Information about any agreed severance pay/compensation in connection with a voluntary or nonvoluntary resignation will be disclosed in the notes of the annual report.

3.5 Incentive pay

The Board of Directors believes that the Company depends on high-level managerial resources. The Board of Directors also believes that incentive pay to the Executive Board can be a useful tool to ensure the Company's long-term value creation for the shareholders. Incentive pay will be designed for the purpose of attracting, retaining and motivating the members of the Executive Board.

Whether a member of the Executive Board is covered by an incentive programme, and which agreement(s) that is/are specifically concluded, will depend on whether the Board of Directors finds it expedient out of regard for creating overlapping interests between the Executive Board and the shareholders and for taking into account both short-term and long-term objectives. In addition, the Executive Board's performance so far and its expected performance, the regard for motivation and loyalty as well as the Company's situation and development can also be factors.

The incentive programmes will be based on fulfilling one or several parameters such as turnover, profit from operating activities, return on invested capital, changes in working capital et cetera.

Specific agreements on incentive programmes with members of the Executive Board will be subject to the following guidelines.

3.5.1 Short-term cash bonus plans

Short-term cash bonus plans can consist of an annual bonus that the individual member of the Executive Board can receive if specific targets for the Company and any personal targets for the year in question have been fulfilled.

The short-term cash bonus may be equal to maximum 50% of each participating member of the Executive Board's fixed salary.

The targets for the Executive Board are determined by the chairmanship of the Board of Directors following preceding discussions with the Executive Board and the Board of Directors.

3.5.2 Long-term cash bonus plans

Long-term cash bonus plans can be initiated in respect of specific targets determined over a period of minimum three future financial years. A long-term cash bonus can also consist of a bonus calculated as a share of a specific net profit.

The long-term cash bonus may be equal to maximum 50% of each participating member of the Executive Board's average fixed salary multiplied by the duration of the scheme (number of yea rs).

The targets for the Executive Board are determined by the chairmanship of the Board of Directors following preceding discussions with the Executive Board and the Board of Directors.

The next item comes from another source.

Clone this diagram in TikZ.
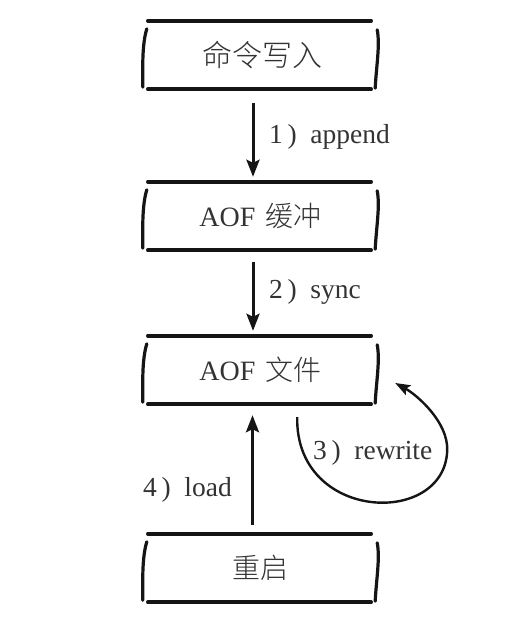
\documentclass[tikz,border=0pt]{standalone}
\usepackage{fontspec}
\setmainfont{Liberation Serif}
\newfontfamily\cjk{Noto Sans CJK SC}[UprightFont=* Light]
\usetikzlibrary{calc,arrows.meta}
\definecolor{ink}{HTML}{151515}
\definecolor{txt}{HTML}{333333}
\tikzset{
  boxnode/.style={minimum width=233pt, minimum height=68pt, inner sep=0pt, text=txt, font=\fontsize{28}{32}\selectfont},
  hline/.style={line width=3.6pt, draw=ink, line cap=round},
  vline/.style={line width=3.2pt, draw=ink, line cap=round},
  arr/.style={line width=3pt, draw=ink, -{Stealth[length=17pt,width=13pt,inset=3pt]}},
  curvearr/.style={line width=2.4pt, draw=ink, -{Stealth[length=15pt,width=11pt,inset=3pt]}},
  lbl/.style={text=txt, font=\fontsize{27.5}{30}\selectfont, inner sep=0pt}
}
\newcommand\sketchbox[1]{%
  \draw[hline] ($(#1.north west)+(4,0)$) -- ($(#1.north east)+(-6,0)$);
  \draw[hline] ($(#1.south west)+(4,0)$) -- ($(#1.south east)+(-6,0)$);
  \draw[vline] ($(#1.north west)+(3,8)$) .. controls ($(#1.west)+(-2,-10)$) and ($(#1.west)+(-1,14)$) .. ($(#1.south west)+(-1,-2)$);
  \draw[vline] ($(#1.north east)+(0,9)$) .. controls ($(#1.east)+(3,-10)$) and ($(#1.east)+(-1,12)$) .. ($(#1.south east)+(-2,-1)$);
}
\begin{document}
\begin{tikzpicture}[x=1pt,y=-1pt]
\useasboundingbox (0,0) rectangle (512,623);
\node[boxnode] (b1) at (260.5,55) {\hspace{3pt}{\cjk\fontsize{30}{32}\selectfont 命令写入}};
\node[boxnode] (b2) at (260.5,216) {AOF\hspace{10pt}{\cjk 缓冲}};
\node[boxnode] (b3) at (260.5,370) {AOF\hspace{10pt}{\cjk 文件}};
\node[boxnode] (b4) at (260.5,568) {\cjk 重启};
\sketchbox{b1}
\sketchbox{b2}
\sketchbox{b3}
\sketchbox{b4}
\draw[arr, shorten <=14pt, shorten >=5pt] ([xshift=-7.5pt]b1.south) -- ([xshift=-7.5pt]b2.north);
\draw[arr, shorten <=12pt, shorten >=5pt] ([xshift=-7.5pt]b2.south) -- ([xshift=-7.5pt]b3.north);
\draw[arr, shorten <=9pt, shorten >=11pt] ([xshift=-8pt]b4.north) -- ([xshift=-8pt]b3.south);
\coordinate (rs) at ($(b3.south east)+(-80,13)$);
\coordinate (re) at ($(b3.east)+(18,13)$);
\draw[curvearr] (rs) .. controls ($(rs)+(-2,105)$) and ($(rs)+(148,110)$) .. ($(rs)+(150,33)$) .. controls ($(rs)+(151,5)$) and ($(re)+(22,12)$) .. (re);
\node[lbl, anchor=west] (l1) at (269,137) {1\,)\enspace append};
\node[lbl, anchor=west] (l2) at (269,292) {2\,)\enspace sync};
\node[lbl, anchor=west] (l3) at (313,453) {3\,)\enspace rewrite};
\node[lbl, anchor=east] (l4) at (232,490) {4\,)\enspace load};
\end{tikzpicture}
\end{document}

3.5.3 Other cash bonus plans

In addition to the short-term and long-term bonus plans, other bonus plans can be established in specific situations which can result in cash bonuses of up to 50% of a member of the Executive Board's fixed salary. Such plans can be established with the result that they enter into force after the occurrence of a special event as a one-off payment for example in connection with specific retention needs or in other situations where the Board of Directors finds its relevant.

3.5.4 Share-based schemes

The Company does not use share-based remuneration or share-based incentive schemes.

3.5.5 Repayment of variable salary components

In the event of any gross breach or if a short-term or long-term bonus has been paid based on accounts that turn out to contain serious errors, the Company may demand repayment in whole or in part of the excess bonus.

4 Publication and commencement

The Company's Articles of Association contain a provision that the general meeting has adopted guidelines for incentive pay to the Executive Board, see section 139 of the Danish Companies Act.

Following the adoption by the Company's annual general meeting on 11 April 2016 the guidelines will immediately be made public on the Company's website (www.hartmann-packaging.com). If the general meeting should subsequently amend the guidelines, the revised guidelines will also be immediately made public on the Company's website with information about when the general meeting amended the guidelines.